Government proposes new tax with focus on high income earners

National Treasury CS Henry Rotich (PHOTO: FILE)

NAIROBI, KENYA: Kenya’s top earners will at least take home 35 percent less their income and remit the rest to the government if a new bill is approved.

According to the Income Tax Bill 2018, Kenya Revenue Authority (KRA) will deduct 10 percent on the first Sh147,580 and 15 percent on the next Sh139,043 from your payslip.

Individuals with higher income of over Sh9 million per year will part ways with 35 percent of their income to the taxman and those earning over Sh564,709 up to Sh9 million will remit 30 per cent of their income to KRA.

The Bill, which promises significant overhaul of the Income Tax Act, also targets large corporations who will pay the top tax rate for taxable income of more than Sh500 million.  

The proposed law states that a company newly listed on any securities exchange approved under the Capital Markets Act which has at least forty percent of its issued share capital listed, will pay twenty-five percent for the period of five years commencing immediately after the year of income following the date of such listing.

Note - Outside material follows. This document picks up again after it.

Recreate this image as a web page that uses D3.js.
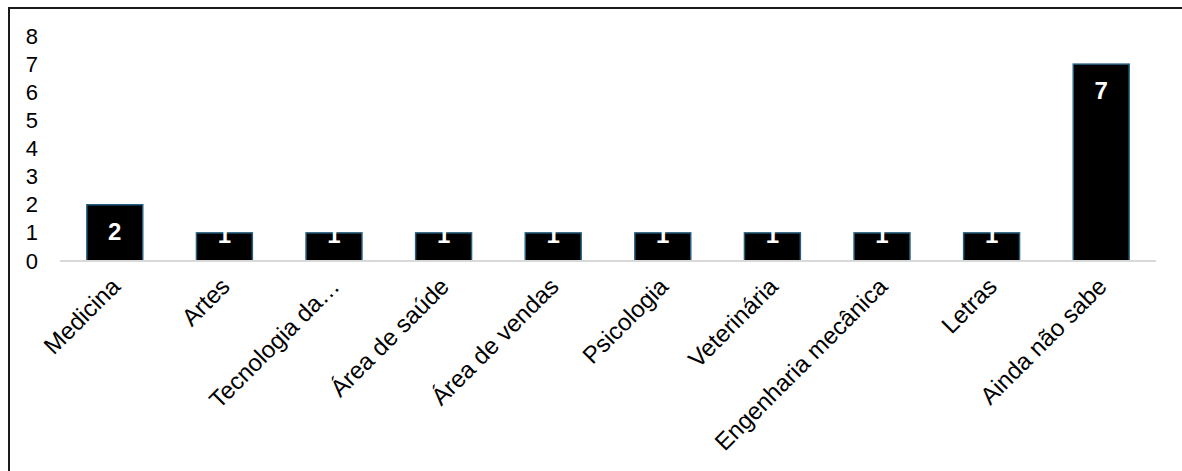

An export processing zone enterprise which does not engage in any commercial activities shall be subject to corporate rate of tax of ten percent for the first ten years from date of first operation and thereafter fifteen percent for another ten years.

The rate of tax for repatriated income of a non-resident company having a permanent establishment in Kenya shall be ten per cent.

Also in the draft bill, a company that develops at least one hundred low cost residential units annually with prior approval by the Cabinet Secretary responsible for housing shall attract fifteen per cent for that year of income in respect of gains or profits from the development of such units.

On the other hand a company whose business is local assembling of motor vehicles shall remit fifteen per cent for the first five years from the year of commencement of its operations.

“Provided that the rate of fifteen per cent shall be extended for a further period of five years if the company achieves a local content equivalent to fifty per cent of the ex-factory value of the motor vehicles.”